Assim, muitos eventos são extrapolados, alguns personagens são exageradamente caricatos e, o mais interessante, é que a torcida por Peter III, um homem ocasionalmente brutal e também amável, surge a partir dos diálogos mais cômicos e absurdos.
Ao contrário dos fatos históricos, Catarina II, ao assumir o poder, não consegue transformar Peter em um homem morto, o que, por mais cruel que possa parecer, era a opção mais segura. A protagonista é retratada como uma figura iluminada, influenciada pelos pensamentos de Voltaire, grávida de seu primeiro filho e completamente contra a barbárie. Assim, ela decide manter Peter em uma espécie de prisão domiciliar, reduzindo sua presença na corte em uma tentativa de puni-lo.
Uma história nada romântica
É nessa troca que os papéis se invertem: Catarina passa a ocupar o papel considerado masculino nessa dinâmica de poder, e Peter, ainda carregado de comportamentos repugnantes, começa a enxergar-se como indivíduo.

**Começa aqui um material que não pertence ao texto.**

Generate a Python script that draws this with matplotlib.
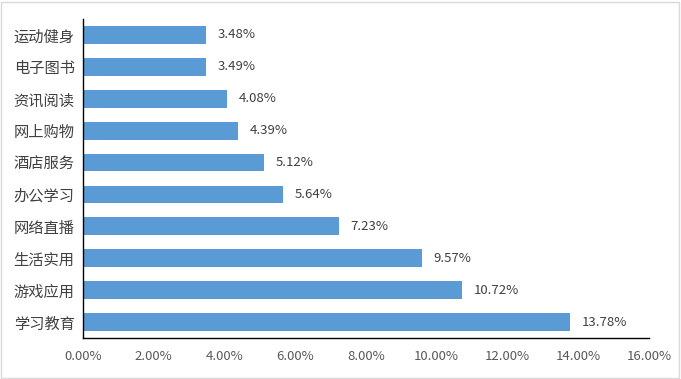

Ele cuida do filho e luta pela reconciliação com sua esposa, a imperatriz.
Nesse jogo de amor e ódio, envolto em situações cômicas e grotescas, a história real é distorcida em favor da série. Isso não desmerece a obra, mas demonstra a capacidade ficcional de possibilidades. No final, um dos momentos mais marcantes na vida de Catarina, a Grande; sua tomada de poder e a morte de seu esposo Peter III, não são os mesmos retratados em Catarina.
Catarina se torna uma imperatriz cheia de conflitos em seu reinado. Um deles é em relação a si mesma e ao amor que nutre, secretamente, por aquele a quem jurou nunca demonstrar afeto ou gratidão: Peter. Vivendo uma vida de casal que parecia impossível no início, a morte de Peter II chega de forma natural, ao acaso, como tudo na vida. Ele cai de seu cavalo no profundo gelo de uma região isolada em sua pátria.
No fim, dilacerada pelo luto, Catarina se vê sozinha, e é a partir desse momento que ocorre sua transformação mais significativa. Sua maior libertação como imperatriz não ocorre ao tomar o poder. O dia 1 não é o que segue após a tomada da coroa, mas sim quando ela percebe seu entorno e suas relações, quando compreende o jogo e quase o perde. Com seu reinado em ruínas, Catarina, a Grande, renasce como a imperatriz russa mais duradoura.
Diante de tudo isso, a pergunta que fica é a mesma que nomeia o texto: “O audiovisual deve repetir a história?” Considerando os pontos destacados, talvez o melhor caminho não seja a mera reprodução, mas sim a inovação, a originalidade. Afinal, a ficção é uma possibilidade que se realiza nas lacunas da história, e no audiovisual, explorar é permitido.